Dame blanche messagère de mort au XIXe siècle: La double apparition d’une dame blanche au prince Louis-Ferdinand de Prusse, la veille et le jour de sa mort tragique sur le champ de bataille de Saalfeld, eut pour témoin le comte Grégoire Nortiz qui, prussien d’origine, passa en 1813, au service de la Russie et mourut, en 1838, aide-de-camp du Tzar Nicolas. Le comte Nortiz rédigea, quelques heures après l’évènement survenu au château du duc de Schwarzbourg-Rudolstadt le 9 octobre 1806 vers minuit, un récit qui est conservé dans les archives de la Maison des Hohenzollern».
En juillet 1832, c'est à l'Aiglon, fils de Napoléon Ier, qu'elle serait apparue la veille de sa mort.

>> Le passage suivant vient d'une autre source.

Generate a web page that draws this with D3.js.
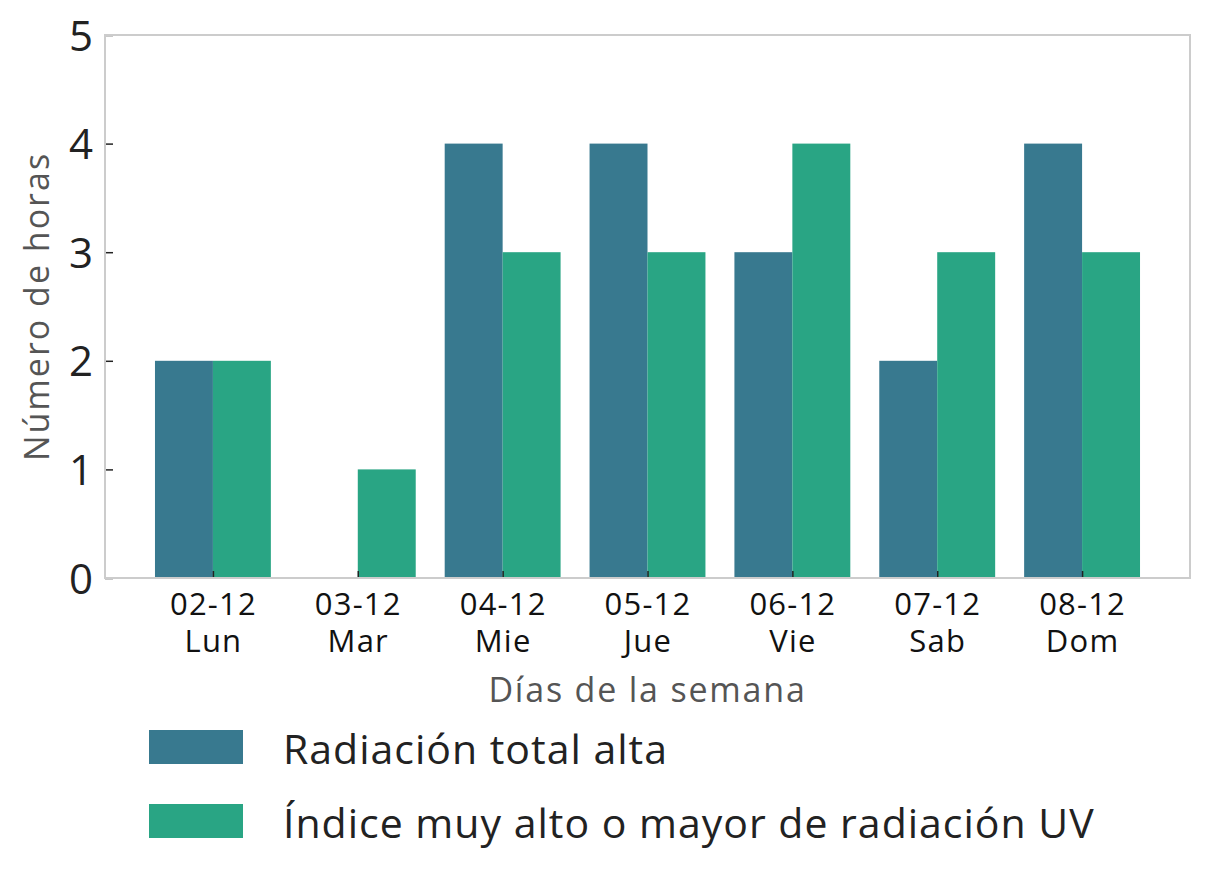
<!DOCTYPE html>
<html>
<head>
<meta charset="utf-8">
<script src="https://d3js.org/d3.v7.min.js"></script>
<style>
  body { margin: 0; background: #fff; }
  text { font-family: "Open Sans", "Noto Sans", sans-serif; }
</style>
</head>
<body>
<svg id="chart" width="1209" height="886"></svg>
<script>
// datos
var fechas = ["02-12", "03-12", "04-12", "05-12", "06-12", "07-12", "08-12"];
var dias = ["Lun", "Mar", "Mie", "Jue", "Vie", "Sab", "Dom"];
var radiacionTotal = [2, 0, 4, 4, 3, 2, 4];
var indiceUV = [2, 1, 3, 3, 4, 3, 3];
var series = ["Radiación total alta", "Índice muy alto o mayor de radiación UV"];
var colores = ["#38798f", "#29a584"];
var yTicks = [0, 1, 2, 3, 4, 5];

var svg = d3.select("#chart");
var mLeft = 105, mRight = 1190, mTop = 35, mBottom = 578;

var x = d3.scaleLinear().domain([-0.745, fechas.length - 1 + 0.745]).range([mLeft, mRight]);
var y = d3.scaleLinear().domain([0, 5]).range([mBottom, mTop]);
var w = 0.4;

// barras
[radiacionTotal, indiceUV].forEach(function(vals, s) {
  svg.append("g").selectAll("rect")
    .data(vals)
    .enter().append("rect")
      .attr("x", function(d, i) { return x(i - w + s * w); })
      .attr("width", x(w) - x(0))
      .attr("y", function(d) { return y(d); })
      .attr("height", function(d) { return y(0) - y(d); })
      .attr("fill", colores[s]);
});

// ejes
var yAxis = svg.append("g")
  .attr("transform", "translate(" + mLeft + ",0)")
  .call(d3.axisLeft(y).tickValues(yTicks).tickSize(-8).tickPadding(12).tickFormat(d3.format("d")));
yAxis.select(".domain").remove();
yAxis.selectAll("line").attr("stroke", "#222").attr("stroke-width", 1.5);
yAxis.selectAll("text").attr("font-size", 42).attr("fill", "#222").attr("dy", "0.36em");

var xAxis = svg.append("g")
  .attr("transform", "translate(0," + mBottom + ")")
  .call(d3.axisBottom(x).tickValues(d3.range(fechas.length)).tickSize(-7).tickFormat(""));
xAxis.select(".domain").remove();
xAxis.selectAll("line").attr("stroke", "#222").attr("stroke-width", 1.5);
xAxis.selectAll(".tick").each(function(d) {
  var t = d3.select(this).append("text")
    .attr("fill", "#111").attr("font-size", 31).attr("letter-spacing", 1.2)
    .attr("text-anchor", "middle");
  t.append("tspan").attr("x", 0).attr("y", 37).text(fechas[d]);
  t.append("tspan").attr("x", 0).attr("y", 74).text(dias[d]);
});

// marco
svg.append("rect")
  .attr("x", mLeft).attr("y", mTop)
  .attr("width", mRight - mLeft).attr("height", mBottom - mTop)
  .attr("fill", "none").attr("stroke", "#cccccc").attr("stroke-width", 2);

// títulos
svg.append("text")
  .attr("x", (mLeft + mRight) / 2).attr("y", 702)
  .attr("text-anchor", "middle").attr("font-size", 34).attr("letter-spacing", 1.8)
  .attr("fill", "#555")
  .text("Días de la semana");
svg.append("text")
  .attr("transform", "translate(49," + ((mTop + mBottom) / 2) + ") rotate(-90)")
  .attr("text-anchor", "middle").attr("font-size", 34).attr("letter-spacing", 2)
  .attr("fill", "#555")
  .text("Número de horas");

// leyenda
var leg = svg.append("g");
series.forEach(function(s, i) {
  leg.append("rect")
    .attr("x", 149).attr("y", 730 + i * 74)
    .attr("width", 94).attr("height", 34)
    .attr("fill", colores[i]);
  leg.append("text")
    .attr("x", 283).attr("y", 749 + i * 74).attr("dy", "0.36em")
    .attr("font-size", 41).attr("letter-spacing", 1)
    .attr("fill", "#222")
    .text(s);
});
</script>
</body>
</html>
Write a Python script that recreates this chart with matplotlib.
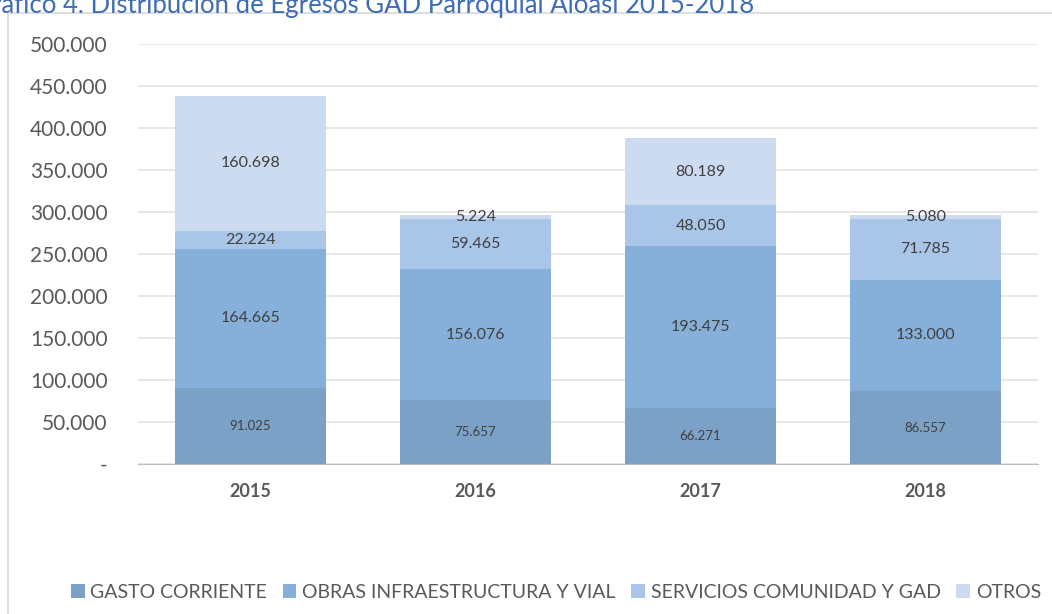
import matplotlib.pyplot as plt
from matplotlib.patches import Rectangle
import numpy as np

plt.rcParams['font.family'] = ['Lato', 'DejaVu Sans']

years = ["2015", "2016", "2017", "2018"]
gasto_corriente = [91025, 75657, 66271, 86557]
obras = [164665, 156076, 193475, 133000]
servicios = [22224, 59465, 48050, 71785]
otros = [160698, 5224, 80189, 5080]

series_names = ["GASTO CORRIENTE", "OBRAS INFRAESTRUCTURA Y VIAL",
                "SERVICIOS COMUNIDAD Y GAD", "OTROS"]
colors = ["#7BA1C7", "#86AFD9", "#A9C5E7", "#CCDBEF"]
label_sizes = [9.5, 11.5, 11.5, 11.5]

fig = plt.figure(figsize=(10.52, 6.14), dpi=100)
ax = fig.add_axes([138/1052, 1 - 464/614, 900/1052, 420/614])

# chart border, cut off right/bottom like the screenshot
fig.patches.append(Rectangle((8/1052, -0.1), 1.2, 1 - 13/614 + 0.1,
                             transform=fig.transFigure, fill=False,
                             edgecolor="#D9D9D9", linewidth=1.2))

x = np.arange(len(years))
bottom = np.zeros(len(years))
for vals, name, col, fs in zip([gasto_corriente, obras, servicios, otros],
                               series_names, colors, label_sizes):
    vals = np.array(vals)
    ax.bar(x, vals, 0.667, bottom=bottom, color=col, label=name)
    for xi, b, v in zip(x, bottom, vals):
        ax.text(xi, b + v / 2, f"{v:,}".replace(",", "."), ha="center",
                va="center", fontsize=fs, color="#404040")
    bottom += vals

ax.set_xlim(-0.5, 3.5)
ax.set_ylim(0, 500000)
ticks = np.arange(0, 500001, 50000)
ax.set_yticks(ticks)
ax.set_yticklabels(["-"] + [f"{t:,}".replace(",", ".") for t in ticks[1:]],
                   fontsize=15, color="#595959")
ax.set_xticks(x)
ax.set_xticklabels(years, fontsize=13, fontweight="bold", color="#595959")
ax.tick_params(length=0)
ax.tick_params(axis="y", pad=22)
ax.tick_params(axis="x", pad=14)
ax.grid(axis="y", color="#E3E3E3", linewidth=1.2)
ax.set_axisbelow(True)
for s in ["top", "right", "left"]:
    ax.spines[s].set_visible(False)
ax.spines["bottom"].set_color("#BFBFBF")

fig.legend(loc="center", bbox_to_anchor=(556/1052, 1 - 592/614), ncol=4,
           frameon=False, fontsize=14, handlelength=0.7, handleheight=0.7,
           handletextpad=0.3, columnspacing=0.8, labelcolor="#595959")

fig.text(-27/1052, 1 - 13/614, "Gráfico 4. Distribución de Egresos GAD Parroquial Aloasí 2015-2018",
         fontsize=18.5, color="#3E6CB5", ha="left", va="baseline")

fig.savefig("out.png", dpi=100)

En novembre 1835, alors que le prince de Montfort résidait à Stuttgart auprès de son oncle le roi Guillaume Ier de Wurtemberg, une dame blanche serait apparue dans une galerie du vieux château, annonçant par sa présence l'imminence d'un décès. Le présage, rapporté par des sentinelles, aurait été pris au sérieux par le roi, qui s'inquiéta pour sa sœur, la princesse Catherine de Wurtemberg, mère du prince de Montfort. Celle-ci mourut effectivement à Lausanne le 29 novembre 1835.
Cette même dame blanche, que la tradition présentait comme le spectre d'une folle infanticide, serait déjà apparue en 1819 à la veille de la mort de Catherine Pavlovna de Russie, seconde épouse du roi Guillaume.
En 1889 un domestique aurait vu une dame blanche roder dans le parc de Mayerling la nuit du célèbre drame. Pendant son séjour à Caux, près de Montreux, l'impératrice Sissi prétendit, le 30 août 1898, avoir vu distinctement la dame blanche la nuit, soit 11 jours avant son assassinat à Genève. Une dame blanche semble avoir annoncé la mort prématurée du grand-duc Viatcheslav Constantinovitch de Russie.
De nos jours, les dames blanches semblent avoir cessé d’annoncer les décès aristocratiques, mais elles restent très présentes en tant que fantômes de lieux (grande hantise), essentiellement dans des châteaux ou des abbayes, où elles sont fréquemment censées garder un trésor légendaire:
Une évolution récente du mythe de la dame blanche est celui de l’auto-stoppeuse fantôme. Il s’agit presque exclusivement d’apparitions de jeunes femmes, même s’il existe quelques cas d’autostoppeurs. Dans le scénario le plus courant, une jeune femme habillée en blanc fait de l’autostop la nuit et, après être montée dans un véhicule, disparaît brusquement, soit à l’approche d’un passage dangereux en poussant un cri d’alarme, soit en arrivant à une adresse donnée. Ce phénomène est connu un peu partout dans le monde et est généralement considéré comme appartenant aux légendes urbaines.
Contrairement aux dames blanches « fées » ou « messagères » qui sont des entités, les auto-stoppeuses fantômes semblent être toujours le fantôme d’une personne contemporaine décédée accidentellement.